- _Problem requirements_: All lines from the beginning of the listing through the line with "const yTicks = [0, 4000, 8000, 12000, 16000, 20000];" are to be copied word for word; the pictures are not.

- _Dataset records_:
--------------------
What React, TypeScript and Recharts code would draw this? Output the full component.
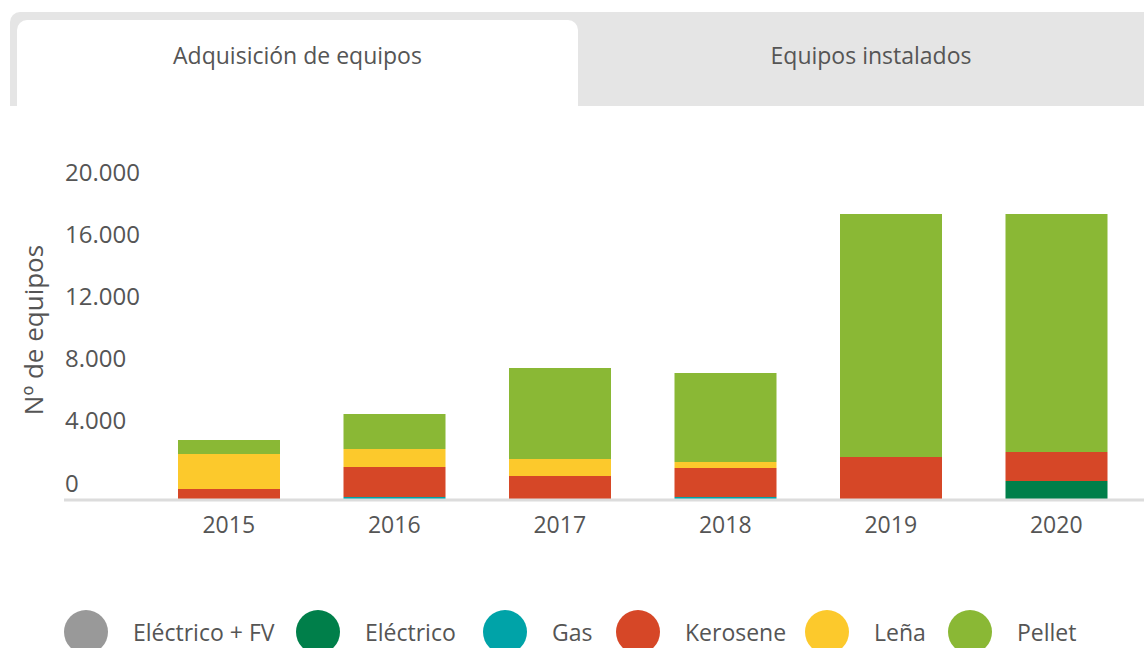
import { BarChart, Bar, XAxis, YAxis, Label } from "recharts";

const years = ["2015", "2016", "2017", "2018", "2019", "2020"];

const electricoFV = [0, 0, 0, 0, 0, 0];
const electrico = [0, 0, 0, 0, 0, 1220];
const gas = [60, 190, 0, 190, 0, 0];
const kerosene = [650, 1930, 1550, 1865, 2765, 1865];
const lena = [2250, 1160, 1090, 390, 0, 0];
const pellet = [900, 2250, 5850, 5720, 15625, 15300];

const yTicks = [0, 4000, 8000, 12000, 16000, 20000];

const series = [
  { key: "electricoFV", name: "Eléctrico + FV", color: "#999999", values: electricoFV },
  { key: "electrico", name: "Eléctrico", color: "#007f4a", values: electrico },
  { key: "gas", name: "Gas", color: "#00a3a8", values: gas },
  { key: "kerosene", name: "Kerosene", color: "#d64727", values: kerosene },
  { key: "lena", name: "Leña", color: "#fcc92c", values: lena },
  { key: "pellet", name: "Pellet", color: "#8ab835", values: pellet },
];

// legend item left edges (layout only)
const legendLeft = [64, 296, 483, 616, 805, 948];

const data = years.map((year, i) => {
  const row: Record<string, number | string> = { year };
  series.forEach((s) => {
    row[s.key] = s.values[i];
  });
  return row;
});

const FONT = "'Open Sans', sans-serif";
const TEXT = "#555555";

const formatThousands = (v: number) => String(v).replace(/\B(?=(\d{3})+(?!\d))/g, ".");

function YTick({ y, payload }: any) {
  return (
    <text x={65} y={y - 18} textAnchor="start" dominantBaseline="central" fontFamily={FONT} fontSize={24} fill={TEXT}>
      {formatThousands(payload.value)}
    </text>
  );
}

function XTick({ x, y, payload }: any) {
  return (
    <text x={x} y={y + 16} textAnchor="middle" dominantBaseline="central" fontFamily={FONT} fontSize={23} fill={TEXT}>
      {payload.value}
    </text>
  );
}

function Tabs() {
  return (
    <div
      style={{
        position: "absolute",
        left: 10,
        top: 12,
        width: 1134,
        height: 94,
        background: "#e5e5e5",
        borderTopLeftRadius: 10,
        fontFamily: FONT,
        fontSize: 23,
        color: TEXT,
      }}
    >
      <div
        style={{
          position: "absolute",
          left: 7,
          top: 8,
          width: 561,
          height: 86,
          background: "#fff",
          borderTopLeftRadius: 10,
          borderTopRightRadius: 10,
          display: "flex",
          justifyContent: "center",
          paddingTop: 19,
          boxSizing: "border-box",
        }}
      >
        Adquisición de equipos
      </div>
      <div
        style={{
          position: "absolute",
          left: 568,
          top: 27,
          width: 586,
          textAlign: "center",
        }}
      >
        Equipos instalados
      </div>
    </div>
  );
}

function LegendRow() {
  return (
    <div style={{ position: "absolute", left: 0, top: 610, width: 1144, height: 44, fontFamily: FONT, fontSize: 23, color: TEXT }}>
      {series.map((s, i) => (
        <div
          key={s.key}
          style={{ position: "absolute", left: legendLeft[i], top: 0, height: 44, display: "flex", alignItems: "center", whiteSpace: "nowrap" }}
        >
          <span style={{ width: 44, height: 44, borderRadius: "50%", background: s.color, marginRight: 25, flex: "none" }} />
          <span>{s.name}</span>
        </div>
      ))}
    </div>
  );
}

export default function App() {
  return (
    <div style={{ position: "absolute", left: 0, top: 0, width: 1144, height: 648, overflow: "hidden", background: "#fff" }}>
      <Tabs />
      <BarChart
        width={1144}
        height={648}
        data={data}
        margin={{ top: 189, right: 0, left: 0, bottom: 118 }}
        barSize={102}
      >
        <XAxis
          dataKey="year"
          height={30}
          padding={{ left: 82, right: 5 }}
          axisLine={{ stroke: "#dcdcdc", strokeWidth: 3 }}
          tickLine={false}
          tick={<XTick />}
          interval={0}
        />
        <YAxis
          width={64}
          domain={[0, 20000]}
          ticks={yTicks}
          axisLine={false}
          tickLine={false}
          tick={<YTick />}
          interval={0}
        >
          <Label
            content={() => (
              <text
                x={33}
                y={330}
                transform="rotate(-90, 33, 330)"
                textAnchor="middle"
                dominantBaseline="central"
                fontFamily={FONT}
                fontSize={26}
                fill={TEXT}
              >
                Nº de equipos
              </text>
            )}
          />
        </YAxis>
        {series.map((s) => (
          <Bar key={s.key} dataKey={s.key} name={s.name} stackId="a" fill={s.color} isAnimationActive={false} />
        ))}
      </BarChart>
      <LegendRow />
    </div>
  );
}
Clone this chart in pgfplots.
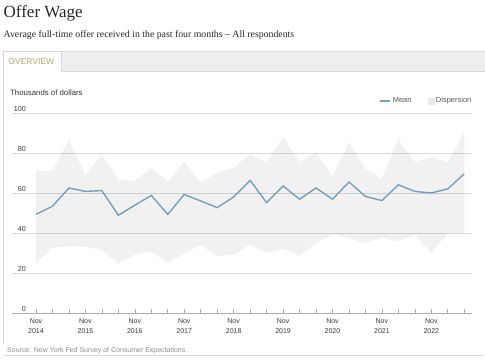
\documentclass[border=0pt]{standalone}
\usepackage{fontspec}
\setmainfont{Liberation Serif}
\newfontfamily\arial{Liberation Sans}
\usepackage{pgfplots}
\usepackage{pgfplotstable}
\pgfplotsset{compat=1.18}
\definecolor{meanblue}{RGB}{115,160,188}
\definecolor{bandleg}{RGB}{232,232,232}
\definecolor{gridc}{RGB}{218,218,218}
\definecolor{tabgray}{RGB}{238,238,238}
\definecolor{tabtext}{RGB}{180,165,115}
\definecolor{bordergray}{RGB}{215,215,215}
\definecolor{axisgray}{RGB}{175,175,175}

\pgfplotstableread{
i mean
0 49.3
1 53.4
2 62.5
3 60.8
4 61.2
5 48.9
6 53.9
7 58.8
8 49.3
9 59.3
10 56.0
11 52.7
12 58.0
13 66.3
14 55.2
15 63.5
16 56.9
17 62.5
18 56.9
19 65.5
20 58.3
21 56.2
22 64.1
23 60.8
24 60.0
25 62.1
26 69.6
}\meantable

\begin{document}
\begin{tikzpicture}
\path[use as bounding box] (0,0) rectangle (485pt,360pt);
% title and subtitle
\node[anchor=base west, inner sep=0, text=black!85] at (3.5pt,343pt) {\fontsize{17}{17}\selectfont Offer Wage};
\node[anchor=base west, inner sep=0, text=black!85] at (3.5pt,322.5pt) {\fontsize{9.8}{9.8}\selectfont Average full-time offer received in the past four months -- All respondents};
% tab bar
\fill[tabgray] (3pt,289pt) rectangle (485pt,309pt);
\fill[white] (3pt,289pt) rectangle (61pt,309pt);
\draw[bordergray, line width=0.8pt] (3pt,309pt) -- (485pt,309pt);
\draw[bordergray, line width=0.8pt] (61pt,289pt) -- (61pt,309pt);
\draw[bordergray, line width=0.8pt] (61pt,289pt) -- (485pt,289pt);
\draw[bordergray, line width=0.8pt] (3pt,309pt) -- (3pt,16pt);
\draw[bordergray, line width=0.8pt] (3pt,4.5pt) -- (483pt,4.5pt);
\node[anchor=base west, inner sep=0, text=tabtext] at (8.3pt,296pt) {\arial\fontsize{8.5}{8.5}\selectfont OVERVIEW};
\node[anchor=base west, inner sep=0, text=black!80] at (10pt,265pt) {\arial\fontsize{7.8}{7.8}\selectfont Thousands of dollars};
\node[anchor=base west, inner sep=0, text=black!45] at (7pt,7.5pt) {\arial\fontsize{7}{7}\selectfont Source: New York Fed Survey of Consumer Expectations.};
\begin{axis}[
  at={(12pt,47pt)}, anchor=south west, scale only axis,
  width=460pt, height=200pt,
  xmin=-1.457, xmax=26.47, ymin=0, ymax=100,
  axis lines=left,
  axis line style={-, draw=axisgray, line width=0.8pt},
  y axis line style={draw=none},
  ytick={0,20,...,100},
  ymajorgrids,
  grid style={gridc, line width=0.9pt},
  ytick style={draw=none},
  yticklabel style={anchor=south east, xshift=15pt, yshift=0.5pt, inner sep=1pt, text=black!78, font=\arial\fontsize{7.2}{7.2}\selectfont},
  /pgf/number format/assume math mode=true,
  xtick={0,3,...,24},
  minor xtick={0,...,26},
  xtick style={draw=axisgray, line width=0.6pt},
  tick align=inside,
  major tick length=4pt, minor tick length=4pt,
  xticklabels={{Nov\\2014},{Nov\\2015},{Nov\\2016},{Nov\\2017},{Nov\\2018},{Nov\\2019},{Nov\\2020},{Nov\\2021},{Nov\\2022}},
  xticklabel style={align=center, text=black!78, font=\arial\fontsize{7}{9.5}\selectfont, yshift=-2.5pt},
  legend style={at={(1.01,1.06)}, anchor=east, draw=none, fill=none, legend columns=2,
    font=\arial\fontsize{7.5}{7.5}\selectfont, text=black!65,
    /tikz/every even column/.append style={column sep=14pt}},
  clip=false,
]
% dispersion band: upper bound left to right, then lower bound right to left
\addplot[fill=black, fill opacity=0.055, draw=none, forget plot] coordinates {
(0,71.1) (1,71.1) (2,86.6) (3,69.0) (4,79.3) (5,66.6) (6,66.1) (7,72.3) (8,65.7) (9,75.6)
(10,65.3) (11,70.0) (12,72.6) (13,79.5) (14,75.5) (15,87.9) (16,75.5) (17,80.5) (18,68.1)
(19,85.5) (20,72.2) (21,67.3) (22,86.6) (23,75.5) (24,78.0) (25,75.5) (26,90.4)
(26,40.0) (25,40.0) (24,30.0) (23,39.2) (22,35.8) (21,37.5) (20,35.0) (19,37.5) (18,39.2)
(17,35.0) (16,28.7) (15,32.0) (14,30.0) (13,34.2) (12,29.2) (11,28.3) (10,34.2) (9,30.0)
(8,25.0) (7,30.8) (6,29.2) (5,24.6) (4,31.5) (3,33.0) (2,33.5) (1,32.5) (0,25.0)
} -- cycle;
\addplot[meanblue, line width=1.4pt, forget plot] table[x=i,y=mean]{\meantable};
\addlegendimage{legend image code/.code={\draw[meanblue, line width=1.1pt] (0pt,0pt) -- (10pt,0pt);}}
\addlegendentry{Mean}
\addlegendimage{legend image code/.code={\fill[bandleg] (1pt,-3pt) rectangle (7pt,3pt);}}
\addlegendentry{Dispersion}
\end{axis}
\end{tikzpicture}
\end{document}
--------------------
- _Result for this exercise_:
What React, TypeScript and Recharts code would draw this? Output the full component.
import { BarChart, Bar, XAxis, YAxis, Label } from "recharts";

const years = ["2015", "2016", "2017", "2018", "2019", "2020"];

const electricoFV = [0, 0, 0, 0, 0, 0];
const electrico = [0, 0, 0, 0, 0, 1220];
const gas = [60, 190, 0, 190, 0, 0];
const kerosene = [650, 1930, 1550, 1865, 2765, 1865];
const lena = [2250, 1160, 1090, 390, 0, 0];
const pellet = [900, 2250, 5850, 5720, 15625, 15300];

const yTicks = [0, 4000, 8000, 12000, 16000, 20000];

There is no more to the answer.